At the cafe’ they went to afterwards, there existed the soft conversations one has with their mother, right before attending senior prom. Lucy played mum, while Landon sprawled out his legs and put on sour storms of distress. He had a bad run-in with an old boyfriend of his; he was partial to the female physique, but oftentimes appreciated the male cock — which was to him, a glamourous extension of salted heat that sang anonymously. It was all desert. A cacti of the friendly nature. His hands served as that of the ocean, at his most sincere.

“Fuck. He was there with that red sweater, with the blue flamingo near the pocket. It was just as ugly as when he last wore it, and he had that devilish smile on his face, that always makes me think he just got laid. It was probably that bore of his, Sabastien, with his small peter, and the turkish looking lips that curl upward. In fact, I know that as the truth. I can affirm it with the memory.”

Bored of the conversation, Lucy made up some excuse and walked out the cafe’ alone, with a cup of espresso in one hand, leaving her fingers all toasty. 

And then there she was, staring in the window of The Creative Review storefront, looking at boring girls adorned with caked make-up. One face was received with satisfaction though. The girl sported a delicious pixie cut, of a bleached science, and had limbs that were frail and very Edie Sedgwick.

She thought back to when she was little and would go to the library with her mother. In fact, something her mother said, stuck close with her, and was carried around in the chest. “One day, you’ll get over those bright books with the pretty drawings. One day, you’ll read something with all text and nothing but black and white scratches of brilliance. You’ll learn how to make your own images. You’ll activate the imagination and paint your own world.”

The first book Lucy had read of great depth, was The Secret Garden. The copy she borrowed from the library, was very large and thick, what with its gold fringe adorning the edge of each page. There was some satisfaction in this. This lasting bit of chroma, helped coax her towards the more limited parts of the prissy tale, such as the way the paper dripped mainly of a scholarly disease, where everything in the internal membrane was nourished with facts. 

The story wasn’t a favorite with her mother, but she grew to respect it, because it had helped release her daughter.
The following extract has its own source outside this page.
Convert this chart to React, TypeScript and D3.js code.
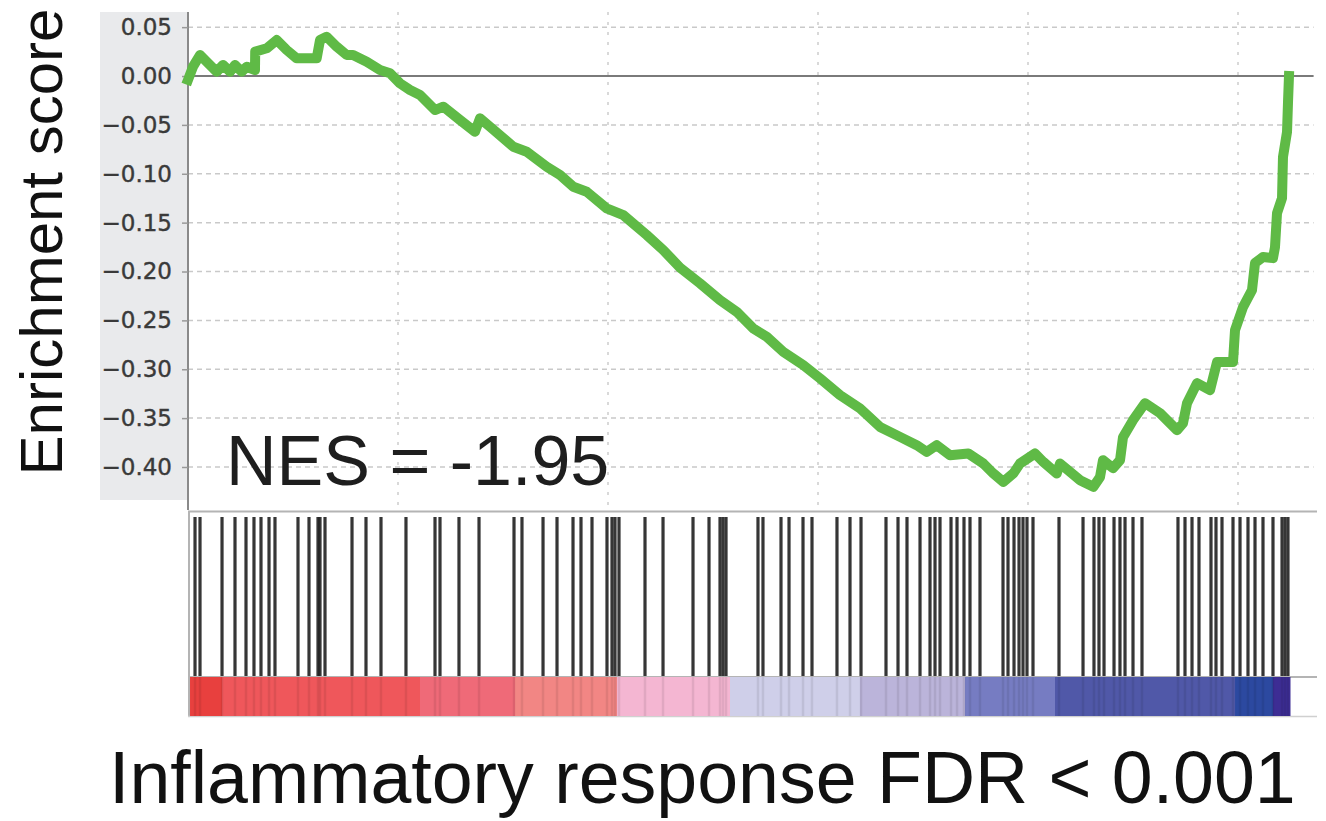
import React, { useEffect, useRef } from 'react';
import * as d3 from 'd3';

// enrichment score axis ticks and rank grid
const esTicks = [0.05, 0.0, -0.05, -0.1, -0.15, -0.2, -0.25, -0.3, -0.35, -0.4];
const rankTicks = [5000, 10000, 15000, 20000, 25000];

// running enrichment score
const curveRank = [
  0, 119, 286, 445, 683, 833, 1000, 1119, 1279, 1398, 1595, 1600, 1874, 2112, 2350, 2588,
  3064, 3143, 3302, 3540, 3779, 3929, 4255, 4572, 4810, 5048, 5286, 5524, 5881, 6079, 6476,
  6833, 6953, 7190, 7746, 8065, 8541, 8858, 9174, 9493, 9969, 10365, 10922, 11317, 11714,
  12191, 12667, 13065, 13460, 13779, 14174, 14650, 15048, 15524, 16000, 16476, 16952, 17350,
  17588, 17827, 18143, 18579, 18936, 19174, 19412, 19650, 19810, 20167, 20365, 20684, 20762,
  21238, 21556, 21714, 21786, 22024, 22191, 22262, 22500, 22786, 23143, 23548, 23690, 23786,
  24024, 24333, 24500, 24881, 24929, 25119, 25333, 25405, 25595, 25833, 25881, 25929, 26048,
  26071, 26167, 26190, 26214,
];
const curveES = [
  -0.004, 0.0096, 0.0215, 0.0146, 0.0044, 0.0113, 0.0044, 0.0113, 0.0044, 0.0095, 0.0061, 0.025,
  0.0284, 0.0368, 0.0266, 0.0181, 0.0181, 0.0368, 0.0402, 0.03, 0.0215, 0.0215, 0.0146, 0.0061,
  0.0028, -0.0075, -0.0143, -0.0194, -0.0348, -0.0314, -0.045, -0.057, -0.0433, -0.0519, -0.0724,
  -0.0775, -0.0928, -0.1013, -0.1133, -0.1184, -0.1354, -0.1423, -0.1627, -0.1781, -0.196,
  -0.2122, -0.2293, -0.2412, -0.2583, -0.2668, -0.2822, -0.2958, -0.3094, -0.3265, -0.3401,
  -0.359, -0.3692, -0.3777, -0.3845, -0.3777, -0.3879, -0.3862, -0.3964, -0.4066, -0.4152,
  -0.4066, -0.3964, -0.3862, -0.3948, -0.4066, -0.3964, -0.4135, -0.4203, -0.4104, -0.393,
  -0.4012, -0.393, -0.3695, -0.3521, -0.3347, -0.3449, -0.3623, -0.3552, -0.3347, -0.3142,
  -0.3214, -0.2927, -0.2927, -0.26, -0.2364, -0.219, -0.1914, -0.1852, -0.1863, -0.175, -0.1402,
  -0.1249, -0.0829, -0.0573, -0.0276, 0.0,
];

// ranks of the gene set members (hit bars)
const hitRanks = [
  167, 286, 810, 1119, 1381, 1571, 1738, 1929, 2071, 2619, 2881, 3095, 3143, 3262, 3905, 4238,
  4595, 5190, 5881, 6000, 6452, 6929, 7762, 7952, 8453, 8786, 9167, 9357, 9619, 9976, 10095,
  10167, 10262, 10881, 11310, 12024, 12405, 12667, 12738, 12810, 13571, 13690, 14119, 14310,
  14643, 14857, 15452, 15762, 16024, 16619, 16905, 17119, 17429, 17667, 17786, 17905, 18167,
  18310, 18476, 18619, 18857, 19405, 19524, 19667, 19786, 19881, 19976, 20119, 20738, 21310,
  21571, 21690, 21810, 22048, 22190, 22310, 22500, 22714, 23571, 23738, 23905, 24071, 24357,
  24476, 24619, 24881, 25048, 25238, 25405, 25595, 25833, 26048, 26119, 26190,
];

// ranked-list heat bar: band edges in rank
const bandEdges = [48, 810, 5524, 7786, 10214, 12905, 16000, 18500, 20643, 24929, 25833, 26238];
const bandColors = [
  '#e8403e', '#ef575b', '#ef6a78', '#f28684', '#f4b6d2', '#cfcfe9', '#bbb4da',
  '#767cc2', '#5058a8', '#2c49a0', '#3d2d94',
];

const xMax = 26800;
const title = 'Enrichment score';
const nesLabel = 'NES = -1.95';
const caption = 'Inflammatory response FDR < 0.001';

export default function App() {
  const ref = useRef<SVGSVGElement>(null);

  useEffect(() => {
    const svg = d3.select(ref.current);
    svg.selectAll('*').remove();

    const left = 188;
    const right = 1313.6;
    const top = 12;
    const bottom = 510;

    const x = d3.scaleLinear().domain([0, xMax]).range([left, right]);
    const y = d3.scaleLinear().domain([-0.444, 0.0655]).range([bottom, top]);

    // label backdrop
    svg.append('rect')
      .attr('x', 100).attr('y', top)
      .attr('width', left - 100).attr('height', 488)
      .attr('fill', '#e9eaec');

    // horizontal dashed grid
    svg.append('g')
      .selectAll('line')
      .data(esTicks.filter(d => d !== 0))
      .enter()
      .append('line')
        .attr('x1', left).attr('x2', right)
        .attr('y1', d => y(d)).attr('y2', d => y(d))
        .attr('stroke', '#c9c9c9')
        .attr('stroke-width', 1.5)
        .attr('stroke-dasharray', '5,4');

    // vertical dashed grid
    svg.append('g')
      .selectAll('line')
      .data(rankTicks)
      .enter()
      .append('line')
        .attr('x1', d => x(d)).attr('x2', d => x(d))
        .attr('y1', top).attr('y2', bottom)
        .attr('stroke', '#cdcdcd')
        .attr('stroke-width', 1.5)
        .attr('stroke-dasharray', '3,7');

    // zero line
    svg.append('line')
      .attr('x1', left).attr('x2', right)
      .attr('y1', y(0)).attr('y2', y(0))
      .attr('stroke', '#7a7a7a')
      .attr('stroke-width', 2);

    // y axis
    const yAxis = d3.axisLeft(y)
      .tickValues(esTicks)
      .tickFormat(d3.format('.2f'))
      .tickSize(6)
      .tickPadding(10);
    const ax = svg.append('g')
      .attr('transform', `translate(${left},0)`)
      .call(yAxis);
    ax.select('.domain').attr('stroke', '#8a8a8a').attr('stroke-width', 2)
      .attr('d', `M0,${top}V${bottom}`);
    ax.selectAll('.tick line').attr('stroke', '#999').attr('stroke-width', 1.5);
    ax.selectAll('.tick text')
      .attr('fill', '#3a3a3a')
      .attr('stroke', '#3a3a3a')
      .attr('stroke-width', 0.4)
      .style('font-family', '"DejaVu Sans", sans-serif')
      .style('font-size', '23px');

    // plot bottom edge
    svg.append('line')
      .attr('x1', left).attr('x2', 1317)
      .attr('y1', 511.5).attr('y2', 511.5)
      .attr('stroke', '#b4b4b4').attr('stroke-width', 2);

    // running score curve
    const pts = curveRank.map((r, i) => [r, curveES[i]] as [number, number]);
    const line = d3.line<[number, number]>()
      .x(d => x(d[0]))
      .y(d => y(d[1]));
    svg.append('path')
      .datum(pts)
      .attr('d', line)
      .attr('fill', 'none')
      .attr('stroke', '#5fba46')
      .attr('stroke-width', 10)
      .attr('stroke-linejoin', 'round')
      .attr('stroke-linecap', 'square');

    // NES label
    svg.append('text')
      .attr('x', 226).attr('y', 485)
      .attr('fill', '#1e1e1e')
      .style('font-family', '"Liberation Sans", Arial, sans-serif')
      .style('font-size', '70px')
      .text(nesLabel);

    // lower panel frame
    svg.append('line')
      .attr('x1', 189).attr('x2', 189)
      .attr('y1', 512).attr('y2', 716)
      .attr('stroke', '#b4b4b4').attr('stroke-width', 2);
    svg.append('line')
      .attr('x1', left).attr('x2', 1317)
      .attr('y1', 677).attr('y2', 677)
      .attr('stroke', '#b4b4b4').attr('stroke-width', 2);
    svg.append('line')
      .attr('x1', left).attr('x2', 1317)
      .attr('y1', 716.5).attr('y2', 716.5)
      .attr('stroke', '#d0d0d0').attr('stroke-width', 1.5);

    // heat bar
    svg.append('g')
      .selectAll('rect')
      .data(bandColors)
      .enter()
      .append('rect')
        .attr('x', (d, i) => x(bandEdges[i]))
        .attr('width', (d, i) => x(bandEdges[i + 1]) - x(bandEdges[i]) + 0.5)
        .attr('y', 677).attr('height', 39)
        .attr('fill', d => d);

    // faint hit traces in heat bar
    svg.append('g')
      .selectAll('line')
      .data(hitRanks)
      .enter()
      .append('line')
        .attr('x1', d => x(d)).attr('x2', d => x(d))
        .attr('y1', 677).attr('y2', 716)
        .attr('stroke', '#000')
        .attr('stroke-opacity', 0.08)
        .attr('stroke-width', 2.5);

    // hits
    svg.append('g')
      .selectAll('line')
      .data(hitRanks)
      .enter()
      .append('line')
        .attr('x1', d => x(d)).attr('x2', d => x(d))
        .attr('y1', 517).attr('y2', 676)
        .attr('stroke', '#1a1a1a')
        .attr('stroke-opacity', 0.88)
        .attr('stroke-width', 3.2);

    // y title
    svg.append('text')
      .attr('transform', 'translate(62,242) rotate(-90)')
      .attr('text-anchor', 'middle')
      .attr('fill', '#111')
      .style('font-family', '"Liberation Sans", Arial, sans-serif')
      .style('font-size', '60px')
      .text(title);

    // caption
    svg.append('text')
      .attr('x', 109).attr('y', 803)
      .attr('fill', '#111')
      .style('font-family', '"Liberation Sans", Arial, sans-serif')
      .style('font-size', '73.5px')
      .text(caption);
  }, []);

  return (
    <svg
      ref={ref}
      width={1326}
      height={821}
      style={{ position: 'absolute', left: 0, top: 0, background: '#fff' }}
    />
  );
}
Lucy also repeatedly read a technical book about costuming and how to stitch buttons on old coats. She liked this book, because it had fairy princesses on the front, but she also liked it, because it read rather sophisticated, and she felt all adult and delicious while doing so, with mad rushes of spontaneity settling in nice and deep.

This childhood paralleled greatly with her friend Landon’s, proving to be yet another reason, why they stuck so close together. They both had a great capacity for that which they were passionate about. Landon took an immense interest in the study of entomology and would sit in the attic of his grandmother’s house, reading old books about plants and insects. There was something about the butterfly that got him the most readily entranced though. The fragile nature of their wings, is what sealed him as an intense admirer. 

Although Landon looked young for his age, people respected his intellectual integrity. It’s something he let flute outward, in a not so candid way. There was this subtle bath of sincerity that he’d drip off like nectar. He had a strange affection for his cat Cleopatra and had a twin brother that looked nothing like him. They were of the same mind, but had of course, different sexual preferences. His brother enjoyed the company of women a bit too much, spending money on quick sensual pleasures. His last excursion involved a girl named Antoinette, who whipped him with a clothing hanger. He showed Landon the bite marks underlining the area above his belly button. He called it “the best constellation of stars ever”. He paid for it later with bottles of rum.